1. This matter arises under the Gift-tax Act. The petitioners' father purported to execute a settlement deed dated April 25, 1963, in their favour. Several items of properties in two different villages were given to the petitioners. This settlement was treated by the Gift-tax Officer as a gift coming within the purview of the Gift-tax Act and an order of assessment was passed after giving notice to the petitioners' father as donor. It appears that the petitioners' father did not appear in pursuance of the notice issued to him and the Gift-tax Officer passed an order of assessment holding that the settlement executed by the father of the petitioners on April 25, 1963, was a taxable gift. On that basis he levied a gift-tax of Rs. 6,025. Subsequently efforts were made to recover the taxfrom the donor, but, as the amount could not be recovered from him, proceedings were initiated by the Tax Recovery Officer against the petitioners as donees.
2. At this stage the petitioners have come up to this court seeking for a writ of prohibition restraining the Tax Recovery Officer from continuing the recovery proceedings on the ground that the settlement deed executed by their father is invalid in law and that no rights could flow from the father to the petitioners under that document. According to them the properties covered by the settlement deed are all ancestral properties and their father, even in his capacity as the karta, could not execute a settlement deed or a gift deed in relation to the same. The settlement deed refers to the properties covered thereby as ancestral properties. The Gift-tax Officer while considering the question of the taxability of the transaction under the Gift-tax Act has presumably overlooked the recitals regarding the nature of the properties. If he had duly considered the recital in the settlement deed that the properties covered thereby are ancestral properties, he would not have come to the conclusion that the settlement deed was a gift deed, for it is well-settled that under the Hindu law even the karta of a Hindu undivided family has no power to convey the properties by way of either settlement or gift. This legal position is conceded by the learned counsel for the revenue but what he submits is that if all the facts in relation to the nature of the properties had been placed before the Gift-tax Officer either by the petitioners or by their father, the matter would have been investigated in full and appropriate orders would have been passed. It is true the father of the petitioners had remained silent and inactive at the stage of the assessment proceedings but the assessment order passed by the Gift-tax Officer could be sustained only if the properties dealt with under the settlement deed are the self-acquired properties of the settlor.

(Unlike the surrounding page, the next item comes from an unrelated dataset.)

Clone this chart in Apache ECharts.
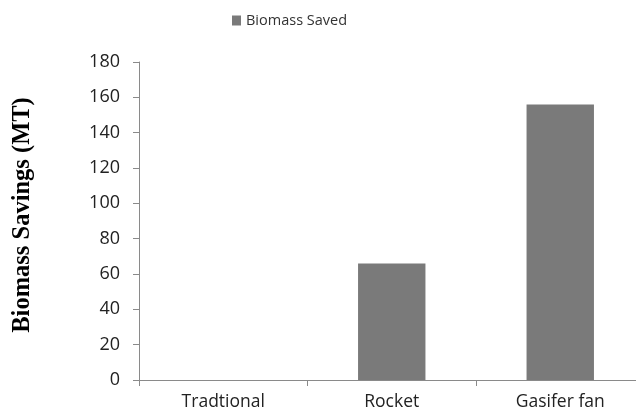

In view of the fact that the properties covered by the settlement deed are described as ancestral properties and that there is no other evidence to show that the properties are the self-acquisitions of the settlor, the levy of gift-tax on the said transaction is not valid and the subsequent recovery proceedings to recover the tax on the basis of the settlement deed being treated as a gift deed cannot also be sustained. This position is conceded by the learned counsel for the revenue.
3. This writ petition is, therefore, allowed, but, under the circumstances of the case, there will be no order as to costs.